Expect China to keep investing overseas; plus new sector prospects and bigger deals ahead
This has been a year marked by major events such as Brexit, the U.S. presidential election and, most recently, China’s announcement that it is monitoring capital outflows. But the real estate sector remains robust despite some short-term market volatility.
“There has been a lot of capital around in 2016, with new investors attracted to Asia whether they are large sovereign funds, pension funds or Chinese insurance companies. These investors are allocating capital to real estate,” says Stuart Crow, JLL’s Head of Asia Pacific Capital Markets.
The year has also seen active investors coupled with cautious corporate occupiers. “The outperformance of capital values compared with rents has pushed core yields to new lows in many markets across Asia Pacific,” says Dr Megan Walters, Head of Research, JLL, Asia Pacific. “But the overall commercial real estate investment market should remain stable in 2017, as we expect continued institutional appetite for real estate in the region but an ongoing shortage of stock.”
As 2016 comes to a close, JLL identifies five trends to watch out for in Asia Pacific in the year ahead.
1. China to continue investing overseas
In Q3 2016 China overtook the United States to become the largest cross-border real estate investor, having invested nearly US$18 billion into commercial property assets internationally in the first three quarters of this year.
In November, news broke that China is taking a more cautious stance to capital outflows, curbing overseas investments of more than US$10 billion and mergers and acquisitions valued at more than US$1 billion if they are not part of a company’s core business. JLL predicts some short-term impact on the more high-profile deals.
“Investing overseas is a strategic move for most Chinese investors,” says Crow. “While there may be some short-term slow-down or delay, we expect few long-term structural changes. The trend of Chinese capital going out for real estate is not stopping. If anything, it is going to gather momentum due to the enormous capital base in China.”
2. New sectors on the rise
Investors remain positive about their prospects for 2017, but are on the hunt for value. “Finding value is challenging. As a result, investors will increasingly look for value in off-market deals, newer and secondary cities as well as newer sectors,” says Dr Walters.
A number of alternative sectors are looking attractive. Self-storage, for example, offers investors exposure to the growing number of consumers who live in compact homes and require separate storage space. Meanwhile, on the back of the rapid growth of e-commerce, the logistics sector is also gaining in popularity. An increase in demand for data centres, propelled by the adoption of cloud computing and big data, means that canny investors are considering that sector too.
3. Country opportunities
Investors are looking at Southeast Asia for 2017, in particular Vietnam. Its real estate sector saw a 12 percent year-on-year increase in investment. It is forecast to grow with favourable conditions such as greater market transparency and a projected GDP growth of about 6 percent, in keeping with growth rates this year.

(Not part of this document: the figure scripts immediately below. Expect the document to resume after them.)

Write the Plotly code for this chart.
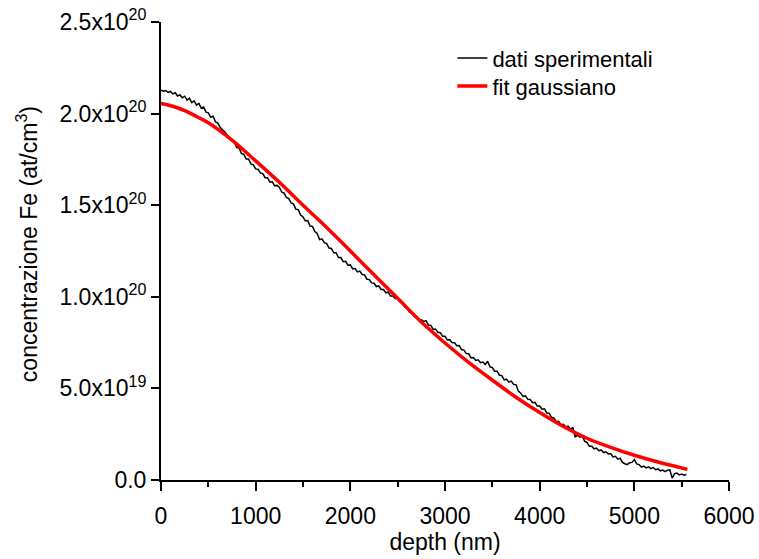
import plotly.graph_objects as go

SCALE = 1e20

# experimental data: depth grid (nm) and concentration (units of 1e20 at/cm^3)
exp_depth = list(range(0, 5575, 25))
exp_conc = [
    2.128, 2.122, 2.126, 2.116, 2.121, 2.108, 2.114, 2.096, 2.102, 2.086,
    2.095, 2.074, 2.084, 2.060, 2.070, 2.046, 2.056, 2.030, 2.036, 2.008,
    2.004, 1.980, 1.986, 1.955, 1.948, 1.925, 1.912, 1.900, 1.882, 1.870,
    1.852, 1.846, 1.815, 1.812, 1.782, 1.778, 1.752, 1.752, 1.725, 1.720,
    1.698, 1.696, 1.676, 1.672, 1.650, 1.650, 1.626, 1.628, 1.606, 1.608,
    1.598, 1.572, 1.566, 1.542, 1.536, 1.512, 1.506, 1.478, 1.476, 1.446,
    1.436, 1.414, 1.416, 1.386, 1.384, 1.356, 1.346, 1.312, 1.316, 1.296,
    1.290, 1.266, 1.264, 1.240, 1.240, 1.214, 1.214, 1.192, 1.194, 1.172,
    1.174, 1.152, 1.154, 1.136, 1.140, 1.122, 1.120, 1.096, 1.094, 1.076,
    1.074, 1.056, 1.060, 1.040, 1.040, 1.022, 1.025, 1.004, 1.004, 0.990,
    0.994, 0.972, 0.968, 0.945, 0.938, 0.916, 0.914, 0.893, 0.894, 0.872,
    0.874, 0.866, 0.870, 0.846, 0.844, 0.822, 0.824, 0.806, 0.804, 0.784,
    0.784, 0.764, 0.766, 0.750, 0.749, 0.733, 0.734, 0.712, 0.709, 0.690,
    0.689, 0.667, 0.669, 0.653, 0.656, 0.640, 0.644, 0.630, 0.648, 0.618,
    0.614, 0.594, 0.594, 0.572, 0.570, 0.546, 0.550, 0.534, 0.540, 0.522,
    0.520, 0.485, 0.474, 0.456, 0.459, 0.440, 0.439, 0.422, 0.424, 0.404,
    0.404, 0.386, 0.389, 0.366, 0.364, 0.342, 0.339, 0.320, 0.319, 0.302,
    0.304, 0.290, 0.294, 0.278, 0.286, 0.236, 0.244, 0.234, 0.240, 0.212,
    0.204, 0.184, 0.184, 0.170, 0.174, 0.160, 0.164, 0.150, 0.154, 0.142,
    0.144, 0.126, 0.129, 0.114, 0.119, 0.096, 0.089, 0.084, 0.094, 0.096,
    0.112, 0.088, 0.084, 0.070, 0.076, 0.066, 0.072, 0.062, 0.068, 0.056,
    0.061, 0.050, 0.054, 0.046, 0.054, 0.056, 0.010, 0.035, 0.038, 0.028,
    0.032, 0.026, 0.030,
]

# gaussian fit curve
fit_depth = [0, 125, 250, 375, 500, 750, 1000, 1250, 1500, 1750, 2000, 2250, 2500, 2750,
             3000, 3250, 3500, 3750, 4000, 4250, 4500, 4750, 5000, 5250, 5560]
fit_conc = [2.056, 2.040, 2.016, 1.984, 1.950, 1.855, 1.742, 1.625, 1.500, 1.378, 1.250,
            1.120, 0.992, 0.862, 0.748, 0.642, 0.545, 0.452, 0.368, 0.292, 0.228, 0.178,
            0.135, 0.098, 0.058]

y_tickvals = [0.0, 0.5, 1.0, 1.5, 2.0, 2.5]
y_ticktext = ["0.0", "5.0x10<sup>19</sup>", "1.0x10<sup>20</sup>", "1.5x10<sup>20</sup>",
              "2.0x10<sup>20</sup>", "2.5x10<sup>20</sup>"]

FONT = "Liberation Sans, Arial, sans-serif"

fig = go.Figure()
fig.add_trace(go.Scatter(
    x=exp_depth, y=[v * SCALE for v in exp_conc], mode="lines",
    name="dati sperimentali", line=dict(color="black", width=1.5), legend="legend"))
fig.add_trace(go.Scatter(
    x=fit_depth, y=[v * SCALE for v in fit_conc], mode="lines",
    name="fit gaussiano", line=dict(color="#ff0000", width=3.5, shape="spline"),
    legend="legend2"))

leg_common = dict(xanchor="left", yanchor="middle", bgcolor="rgba(0,0,0,0)",
                  font=dict(size=22), itemwidth=30)

fig.update_layout(
    width=759, height=559,
    margin=dict(l=161, r=30, t=22, b=79, autoexpand=False),
    paper_bgcolor="white", plot_bgcolor="white",
    font=dict(family=FONT, size=23, color="black"),
    showlegend=True,
    legend=dict(x=0.513, y=0.921, **leg_common),
    legend2=dict(x=0.513, y=0.860, **leg_common),
    annotations=[dict(
        text="concentrazione Fe (at/cm<sup>3</sup>)", textangle=-90,
        xref="paper", yref="paper", x=(27 - 161) / 568, y=0.515,
        xanchor="center", yanchor="middle", showarrow=False,
        font=dict(size=23))],
)
fig.update_xaxes(
    range=[0, 6000], tickmode="linear", tick0=0, dtick=1000,
    showline=True, linecolor="black", linewidth=2, mirror=False,
    ticks="outside", ticklen=9, tickwidth=2, tickcolor="black",
    minor=dict(ticks="outside", ticklen=5, tickwidth=2, tickcolor="black", dtick=500),
    showgrid=False, zeroline=False, automargin=False, ticklabelstandoff=5,
    title=dict(text="depth (nm)", font=dict(size=23), standoff=6),
    tickfont=dict(size=23),
)
fig.update_yaxes(
    range=[0, 2.5 * SCALE], tickmode="array",
    tickvals=[v * SCALE for v in y_tickvals], ticktext=y_ticktext,
    showline=True, linecolor="black", linewidth=2, mirror=False,
    ticks="outside", ticklen=8, tickwidth=2, tickcolor="black",
    showgrid=False, zeroline=False, automargin=False,
    tickfont=dict(size=23),
)

fig.write_html("out.html")
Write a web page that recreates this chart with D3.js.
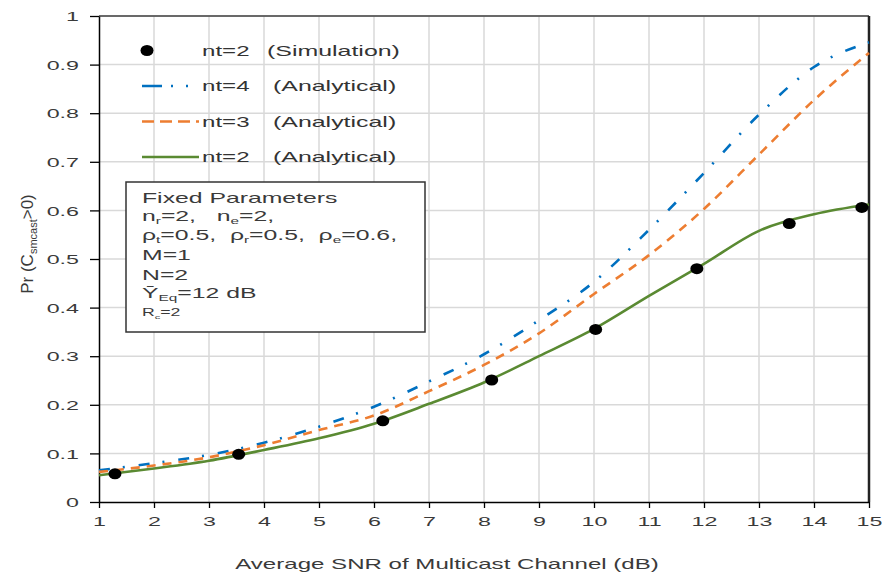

Mature markets Australia and Singapore are still attractive. “Investors like Australia because of its transparency and higher yields,” says Crow. “For Singapore, in what has traditionally been a volatile market, investors are seeing the current entry point as an attractive one.”
4. More and bigger deals to continue
This year saw several significant highlights in terms of transactions: Qatar Investment Authority, buying Asia Square Tower 1; Century Link complex in Shanghai’s Pudong district being sold for U$2.96 billion to Beijing-based insurance company China Life; and Brookfield Asset Management acquiring the International Finance Centre Seoul for US$2.7 billion.
“There is every indication that this trend for big ticket deals will continue into 2017,” says Crow. “The prospect of most central banks keeping interest rates low for an extended period means capital continues to be deployed into real estate investment. This will help buoy corporate occupational demand and rent performance. Yields in core asset classes will remain stable because of investor demand.”
5. The post-Brexit and Trump effect
The shocks of Brexit and the U.S. presidential election have not caused any significant changes in the real estate market in Asia Pacific, despite some short-term currency volatility.
“Regional commercial real estate transactions held up remarkably well during Q3 2016, despite market volatility after Brexit,” says Dr Walters. “By volume, activity across Asia Pacific in the first nine months of the year was stable compared to the same period in 2015. Midyear, we saw capital flows to Europe slow down and outbound capital flow to the US. Following Brexit, there have been several big deals done by Asian investors in the UK, brushing off uncertainty. With regards to President-elect Trump, there is some potential for stock market and currency volatility, as well as political risk due to geopolitical tensions. This may drive the world’s largest investors to increase their allocations to the asset class because of real estate’s safe haven nature and diversification benefits plus relatively higher returns.”